### What to work on
Repeat all of the material below exactly as written, images excluded.

### Provided material
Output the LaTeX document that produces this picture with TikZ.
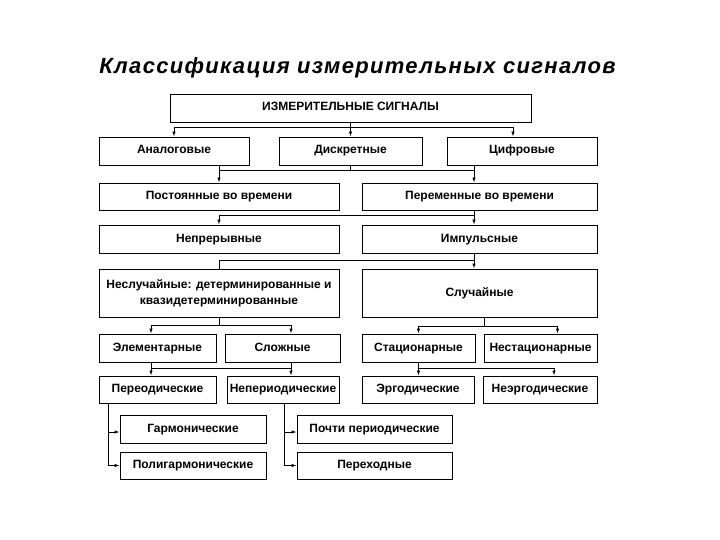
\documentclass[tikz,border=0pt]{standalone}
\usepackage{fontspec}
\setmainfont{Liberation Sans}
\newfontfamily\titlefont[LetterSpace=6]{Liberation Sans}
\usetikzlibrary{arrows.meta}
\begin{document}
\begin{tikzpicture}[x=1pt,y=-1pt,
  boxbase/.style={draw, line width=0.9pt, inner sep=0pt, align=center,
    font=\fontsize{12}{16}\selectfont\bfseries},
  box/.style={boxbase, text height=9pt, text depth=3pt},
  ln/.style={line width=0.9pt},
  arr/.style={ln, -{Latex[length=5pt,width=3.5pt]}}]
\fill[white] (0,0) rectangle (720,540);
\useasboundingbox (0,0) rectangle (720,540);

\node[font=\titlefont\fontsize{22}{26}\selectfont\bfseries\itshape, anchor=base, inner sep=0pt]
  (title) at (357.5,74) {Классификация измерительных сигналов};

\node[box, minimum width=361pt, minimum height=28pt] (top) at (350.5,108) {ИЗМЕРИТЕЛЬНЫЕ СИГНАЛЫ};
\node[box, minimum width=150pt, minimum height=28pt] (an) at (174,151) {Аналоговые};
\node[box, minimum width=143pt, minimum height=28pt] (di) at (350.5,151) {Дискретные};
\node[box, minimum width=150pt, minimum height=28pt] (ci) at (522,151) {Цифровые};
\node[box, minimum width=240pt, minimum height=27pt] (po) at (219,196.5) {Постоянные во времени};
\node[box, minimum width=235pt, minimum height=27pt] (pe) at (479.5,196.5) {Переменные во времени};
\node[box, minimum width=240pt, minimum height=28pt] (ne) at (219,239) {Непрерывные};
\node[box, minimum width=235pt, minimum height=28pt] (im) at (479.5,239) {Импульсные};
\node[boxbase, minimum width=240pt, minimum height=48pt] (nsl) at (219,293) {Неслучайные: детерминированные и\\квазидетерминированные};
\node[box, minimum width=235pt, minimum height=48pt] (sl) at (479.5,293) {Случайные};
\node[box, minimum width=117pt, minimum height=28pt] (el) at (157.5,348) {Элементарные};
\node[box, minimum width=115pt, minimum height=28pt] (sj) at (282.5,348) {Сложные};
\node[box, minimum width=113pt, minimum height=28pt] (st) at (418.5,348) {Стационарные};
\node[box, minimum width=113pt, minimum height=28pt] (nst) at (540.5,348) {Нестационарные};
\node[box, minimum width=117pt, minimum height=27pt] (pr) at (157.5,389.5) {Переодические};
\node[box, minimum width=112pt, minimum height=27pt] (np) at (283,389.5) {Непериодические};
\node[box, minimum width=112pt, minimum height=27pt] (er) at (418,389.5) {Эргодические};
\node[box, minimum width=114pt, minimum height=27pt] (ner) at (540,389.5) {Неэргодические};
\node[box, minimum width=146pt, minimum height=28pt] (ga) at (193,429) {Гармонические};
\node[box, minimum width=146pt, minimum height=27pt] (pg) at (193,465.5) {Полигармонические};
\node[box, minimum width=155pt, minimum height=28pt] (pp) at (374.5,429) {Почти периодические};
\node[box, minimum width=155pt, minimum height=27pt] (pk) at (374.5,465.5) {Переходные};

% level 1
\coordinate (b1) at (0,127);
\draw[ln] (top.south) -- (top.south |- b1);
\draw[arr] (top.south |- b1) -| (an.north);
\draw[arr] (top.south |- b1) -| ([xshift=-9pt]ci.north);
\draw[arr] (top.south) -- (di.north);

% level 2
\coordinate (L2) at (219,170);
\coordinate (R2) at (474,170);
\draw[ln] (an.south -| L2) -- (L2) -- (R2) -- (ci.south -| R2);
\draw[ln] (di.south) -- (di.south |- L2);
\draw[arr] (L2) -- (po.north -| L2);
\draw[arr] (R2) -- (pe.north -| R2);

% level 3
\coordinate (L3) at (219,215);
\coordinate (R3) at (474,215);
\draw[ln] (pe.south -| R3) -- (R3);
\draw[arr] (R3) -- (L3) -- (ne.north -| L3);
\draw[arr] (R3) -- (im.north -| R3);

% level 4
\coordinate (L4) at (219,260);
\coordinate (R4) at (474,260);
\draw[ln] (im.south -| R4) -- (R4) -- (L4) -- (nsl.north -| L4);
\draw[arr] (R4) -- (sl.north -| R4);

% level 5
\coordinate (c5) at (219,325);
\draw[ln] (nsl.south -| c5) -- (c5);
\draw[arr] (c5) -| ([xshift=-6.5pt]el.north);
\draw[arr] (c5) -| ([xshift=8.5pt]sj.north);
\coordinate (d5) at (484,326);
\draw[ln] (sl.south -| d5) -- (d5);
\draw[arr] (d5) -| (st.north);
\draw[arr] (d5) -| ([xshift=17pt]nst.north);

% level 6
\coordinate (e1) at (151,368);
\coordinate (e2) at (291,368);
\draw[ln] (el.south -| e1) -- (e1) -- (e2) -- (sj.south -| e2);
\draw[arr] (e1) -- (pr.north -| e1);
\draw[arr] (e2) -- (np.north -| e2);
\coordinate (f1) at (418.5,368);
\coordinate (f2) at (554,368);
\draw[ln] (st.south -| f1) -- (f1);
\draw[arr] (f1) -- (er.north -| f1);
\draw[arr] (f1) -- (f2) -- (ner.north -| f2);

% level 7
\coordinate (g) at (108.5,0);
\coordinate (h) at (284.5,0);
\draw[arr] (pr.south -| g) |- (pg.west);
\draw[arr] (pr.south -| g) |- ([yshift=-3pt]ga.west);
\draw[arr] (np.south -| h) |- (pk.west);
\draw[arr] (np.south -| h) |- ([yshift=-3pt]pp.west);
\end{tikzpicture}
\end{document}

### Result of the exercise
Output the LaTeX document that produces this picture with TikZ.
\documentclass[tikz,border=0pt]{standalone}
\usepackage{fontspec}
\setmainfont{Liberation Sans}
\newfontfamily\titlefont[LetterSpace=6]{Liberation Sans}
\usetikzlibrary{arrows.meta}
\begin{document}
\begin{tikzpicture}[x=1pt,y=-1pt,
  boxbase/.style={draw, line width=0.9pt, inner sep=0pt, align=center,
    font=\fontsize{12}{16}\selectfont\bfseries},
  box/.style={boxbase, text height=9pt, text depth=3pt},
  ln/.style={line width=0.9pt},
  arr/.style={ln, -{Latex[length=5pt,width=3.5pt]}}]
\fill[white] (0,0) rectangle (720,540);
\useasboundingbox (0,0) rectangle (720,540);

\node[font=\titlefont\fontsize{22}{26}\selectfont\bfseries\itshape, anchor=base, inner sep=0pt]
  (title) at (357.5,74) {Классификация измерительных сигналов};

\node[box, minimum width=361pt, minimum height=28pt] (top) at (350.5,108) {ИЗМЕРИТЕЛЬНЫЕ СИГНАЛЫ};
\node[box, minimum width=150pt, minimum height=28pt] (an) at (174,151) {Аналоговые};
\node[box, minimum width=143pt, minimum height=28pt] (di) at (350.5,151) {Дискретные};
\node[box, minimum width=150pt, minimum height=28pt] (ci) at (522,151) {Цифровые};
\node[box, minimum width=240pt, minimum height=27pt] (po) at (219,196.5) {Постоянные во времени};
\node[box, minimum width=235pt, minimum height=27pt] (pe) at (479.5,196.5) {Переменные во времени};
\node[box, minimum width=240pt, minimum height=28pt] (ne) at (219,239) {Непрерывные};
\node[box, minimum width=235pt, minimum height=28pt] (im) at (479.5,239) {Импульсные};
\node[boxbase, minimum width=240pt, minimum height=48pt] (nsl) at (219,293) {Неслучайные: детерминированные и\\квазидетерминированные};
\node[box, minimum width=235pt, minimum height=48pt] (sl) at (479.5,293) {Случайные};
\node[box, minimum width=117pt, minimum height=28pt] (el) at (157.5,348) {Элементарные};
\node[box, minimum width=115pt, minimum height=28pt] (sj) at (282.5,348) {Сложные};
\node[box, minimum width=113pt, minimum height=28pt] (st) at (418.5,348) {Стационарные};
\node[box, minimum width=113pt, minimum height=28pt] (nst) at (540.5,348) {Нестационарные};
\node[box, minimum width=117pt, minimum height=27pt] (pr) at (157.5,389.5) {Переодические};
\node[box, minimum width=112pt, minimum height=27pt] (np) at (283,389.5) {Непериодические};
\node[box, minimum width=112pt, minimum height=27pt] (er) at (418,389.5) {Эргодические};
\node[box, minimum width=114pt, minimum height=27pt] (ner) at (540,389.5) {Неэргодические};
\node[box, minimum width=146pt, minimum height=28pt] (ga) at (193,429) {Гармонические};
\node[box, minimum width=146pt, minimum height=27pt] (pg) at (193,465.5) {Полигармонические};
\node[box, minimum width=155pt, minimum height=28pt] (pp) at (374.5,429) {Почти периодические};
\node[box, minimum width=155pt, minimum height=27pt] (pk) at (374.5,465.5) {Переходные};

% level 1
\coordinate (b1) at (0,127);
\draw[ln] (top.south) -- (top.south |- b1);
\draw[arr] (top.south |- b1) -| (an.north);
\draw[arr] (top.south |- b1) -| ([xshift=-9pt]ci.north);
\draw[arr] (top.south) -- (di.north);

% level 2
\coordinate (L2) at (219,170);
\coordinate (R2) at (474,170);
\draw[ln] (an.south -| L2) -- (L2) -- (R2) -- (ci.south -| R2);
\draw[ln] (di.south) -- (di.south |- L2);
\draw[arr] (L2) -- (po.north -| L2);
\draw[arr] (R2) -- (pe.north -| R2);

% level 3
\coordinate (L3) at (219,215);
\coordinate (R3) at (474,215);
\draw[ln] (pe.south -| R3) -- (R3);
\draw[arr] (R3) -- (L3) -- (ne.north -| L3);
\draw[arr] (R3) -- (im.north -| R3);

% level 4
\coordinate (L4) at (219,260);
\coordinate (R4) at (474,260);
\draw[ln] (im.south -| R4) -- (R4) -- (L4) -- (nsl.north -| L4);
\draw[arr] (R4) -- (sl.north -| R4);

% level 5
\coordinate (c5) at (219,325);
\draw[ln] (nsl.south -| c5) -- (c5);
\draw[arr] (c5) -| ([xshift=-6.5pt]el.north);
\draw[arr] (c5) -| ([xshift=8.5pt]sj.north);
\coordinate (d5) at (484,326);
\draw[ln] (sl.south -| d5) -- (d5);
\draw[arr] (d5) -| (st.north);
\draw[arr] (d5) -| ([xshift=17pt]nst.north);

% level 6
\coordinate (e1) at (151,368);
\coordinate (e2) at (291,368);
\draw[ln] (el.south -| e1) -- (e1) -- (e2) -- (sj.south -| e2);
\draw[arr] (e1) -- (pr.north -| e1);
\draw[arr] (e2) -- (np.north -| e2);
\coordinate (f1) at (418.5,368);
\coordinate (f2) at (554,368);
\draw[ln] (st.south -| f1) -- (f1);
\draw[arr] (f1) -- (er.north -| f1);
\draw[arr] (f1) -- (f2) -- (ner.north -| f2);

% level 7
\coordinate (g) at (108.5,0);
\coordinate (h) at (284.5,0);
\draw[arr] (pr.south -| g) |- (pg.west);
\draw[arr] (pr.south -| g) |- ([yshift=-3pt]ga.west);
\draw[arr] (np.south -| h) |- (pk.west);
\draw[arr] (np.south -| h) |- ([yshift=-3pt]pp.west);
\end{tikzpicture}
\end{document}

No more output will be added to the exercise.